Carlota Moseguí

Este año, el Festival de Berlín, el de Cannes y el de Venecia han coincidido en la elección de su película inaugural. No deja de sorprendernos que los tres certámenes cinematográficos de mayor prestigio del mundo se hayan decantado por films que ensalzan la época dorada de Hollywood con la misma nostalgia agridulce. Así, después de ¡Ave, César! (de los hermanos Coen) y Café Society (de Woody Allen), le ha llegado el turno a Damien Chazelle (Whiplash), que ha abierto la Mostra con un musical tragicómico inspirado en el Hollywood clásico. Y decimos ‘inspirado’ y no ‘contextualizado’ porque a diferencia de las cintas inaugurales de Berlín y Cannes, La La Land transcurre en el Los Ángeles del presente, aunque sus personajes no se comportan como si pertenecieran a este siglo. Sus ídolos, su vestuario y su forma de ver el mundo es más bien clásica, mientras que los escenarios supuran un aura vintage. En la pared de la habitación de la aspirante a actriz que encarna Emma Stone, cuelga un póster gigante de su heroína: Ingrid Bergman.

La La Land narra las peripecias de dos artistas que procuran vivir de su arte en la ciudad que concentra el mayor índice de sueños rotos por metro cuadrado.
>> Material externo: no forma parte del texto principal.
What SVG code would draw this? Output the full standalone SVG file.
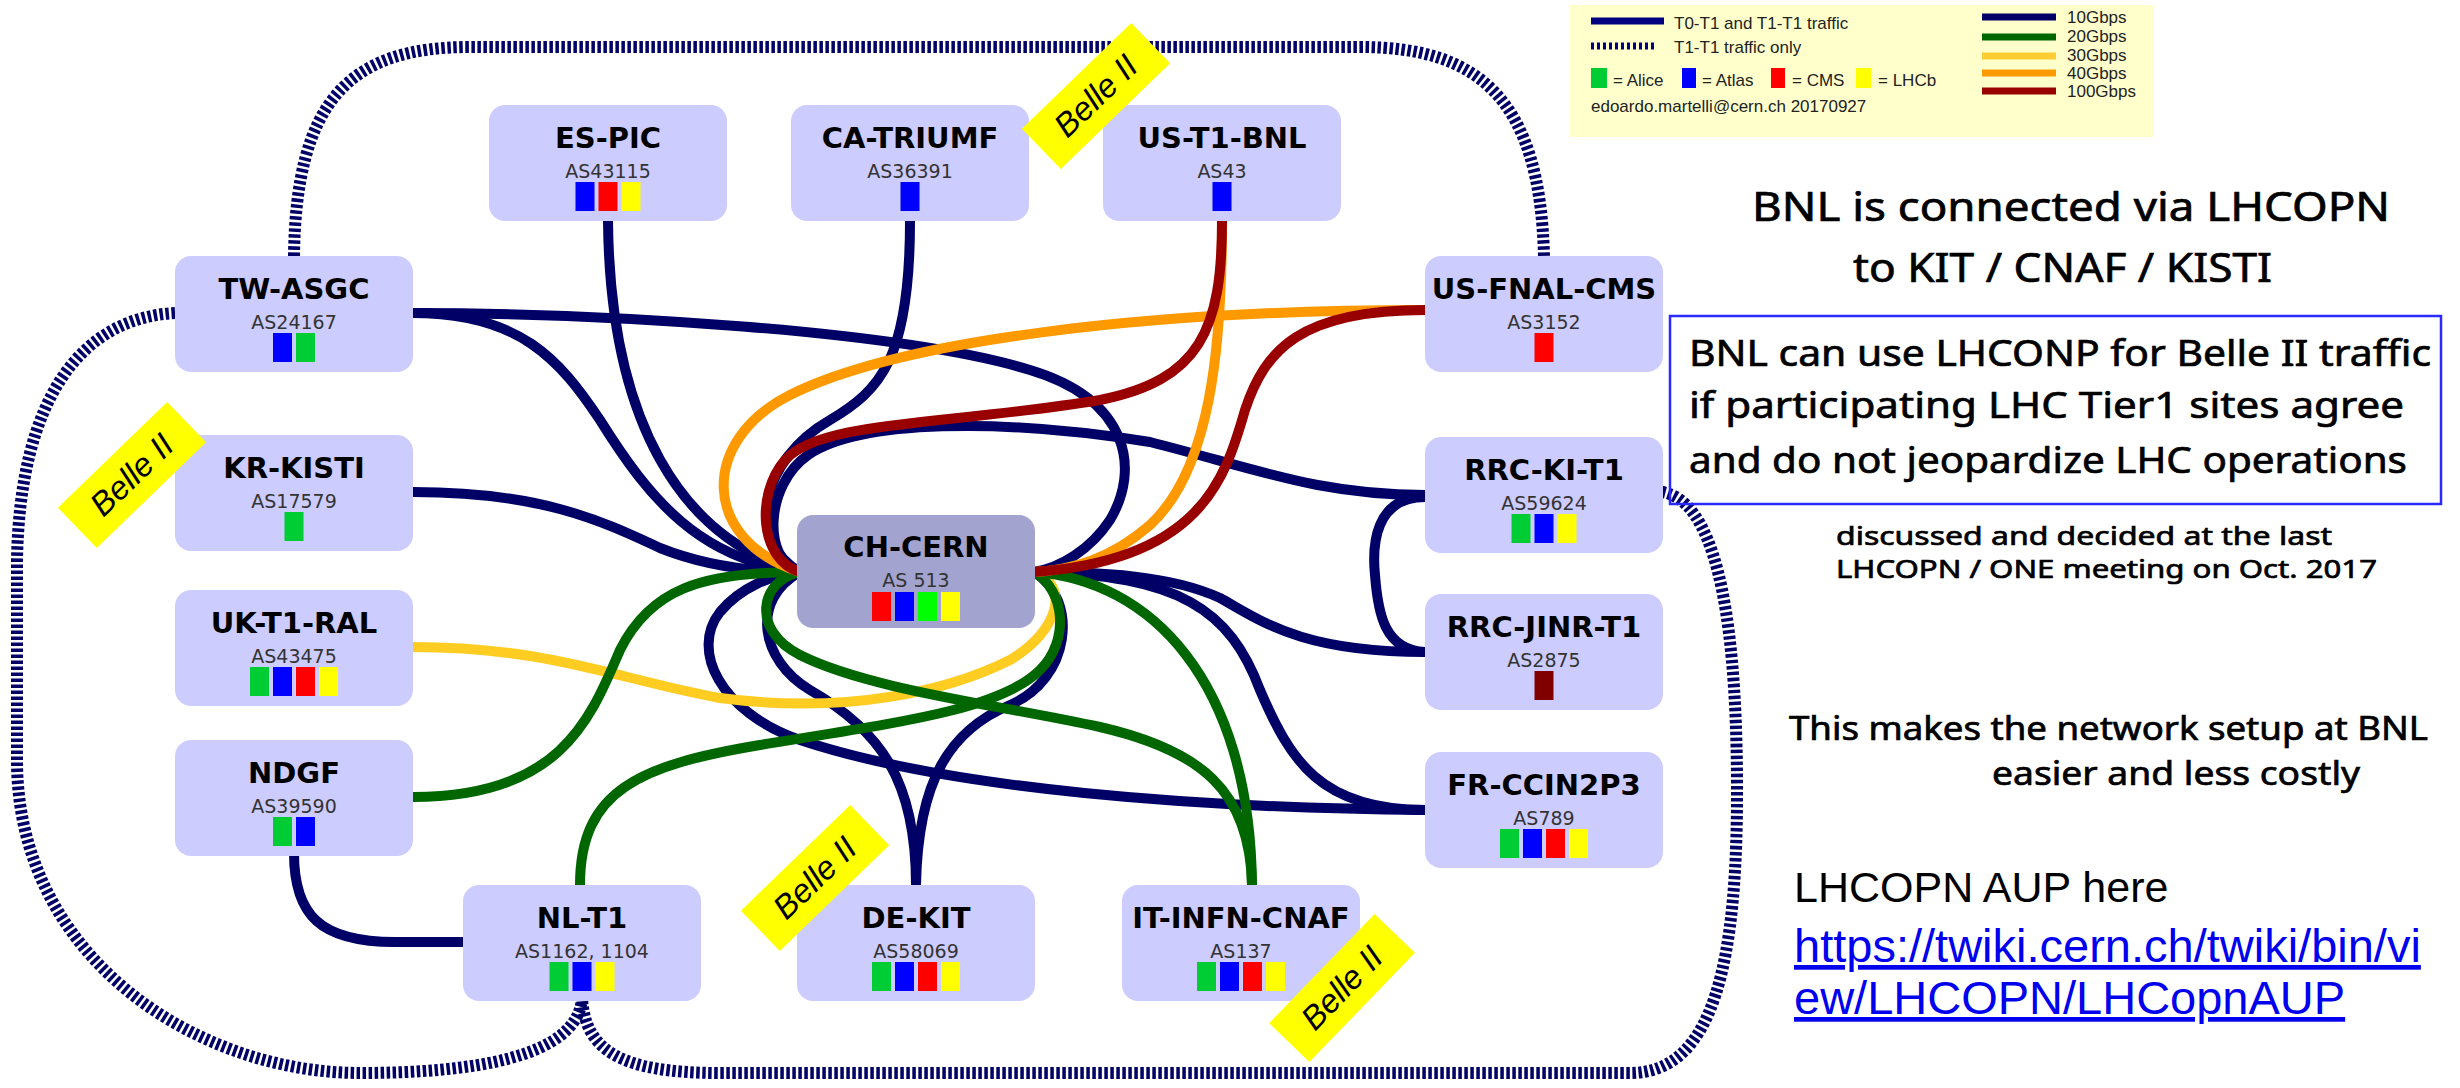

Emma Stone intenta mantener su trabajo de camarera en una cafetería situada en el interior de los estudios de la Warner Bros sin dejar de probar suerte en múltiples audiciones semanales, mientras que el talentoso pianista al que da vida Ryan Gosling fantasea con abrir su propio local de jazz, mientras se gana la vida haciendo bolos en bodas y otras fiestas privadas. La cronología del tierno romance entre los dos genios incomprendidos, así como su lucha por alcanzar sus ambiciones, es narrada en capítulos separados por las cuatro estaciones. Sin embargo, el relato está sujeto a otro tipo de división que el espectador no tardará en apreciar. Se trata de tres fracciones (con un género y temática diferentes en cada una de ellas) que convierten la narración en tres películas independientes.

La-La-Land

En su excelente ópera prima Guy and Madeleine on a Park Bench, Chazelle ya demostró sus dotes para fusionar los géneros del musical, el mumblecore y el melodrama. De un modo similar, aunque el arranque de La La Land brilla por sus potentes números coreográficos –filmados en planos secuencia engañosos que imitan el estilo de Iñárritu en Birdman–, el film dejará de tener escenas musicales en el momento en que Stone y Gosling oficien su romance. Así, tras caracterizar a los personajes y resolver su situación sentimental, Chazelle abandona el musical para abordar (de nuevo) aquello que le apasiona: el jazz, puesto en jaque por aquellos que quieren adaptarlo a los nuevos gustos contemporáneos.

Si del vitalismo de la primera parte, pasamos en la segunda a un drama sobre el estado del arte al servicio del mercado capitalista, en la tercera regresamos al romance, pero esta vez Chazelle plasma el devenir de la pareja con un melodramatismo demasiado exacerbado. Se trata de un registro nunca visto en su filmografía anterior, y que el realizador no terminaría de dominar al cien por cien. Una fragilidad que también se manifiesta en la reaparición final de números musicales, que dejan de ser emisarios de felicidad o esperanza para subrayar la pesadumbre del relato. Pese a este pequeño resbalón final, es necesario aclarar que La La Land no es una película fallida. Tras Whiplash, éste film consolida definitivamente a Chazelle como nueva promesa del cine americano. Además las brillantes actuaciones de Gosling y Stone garantizan sus nominaciones en los próximos Premios Oscar.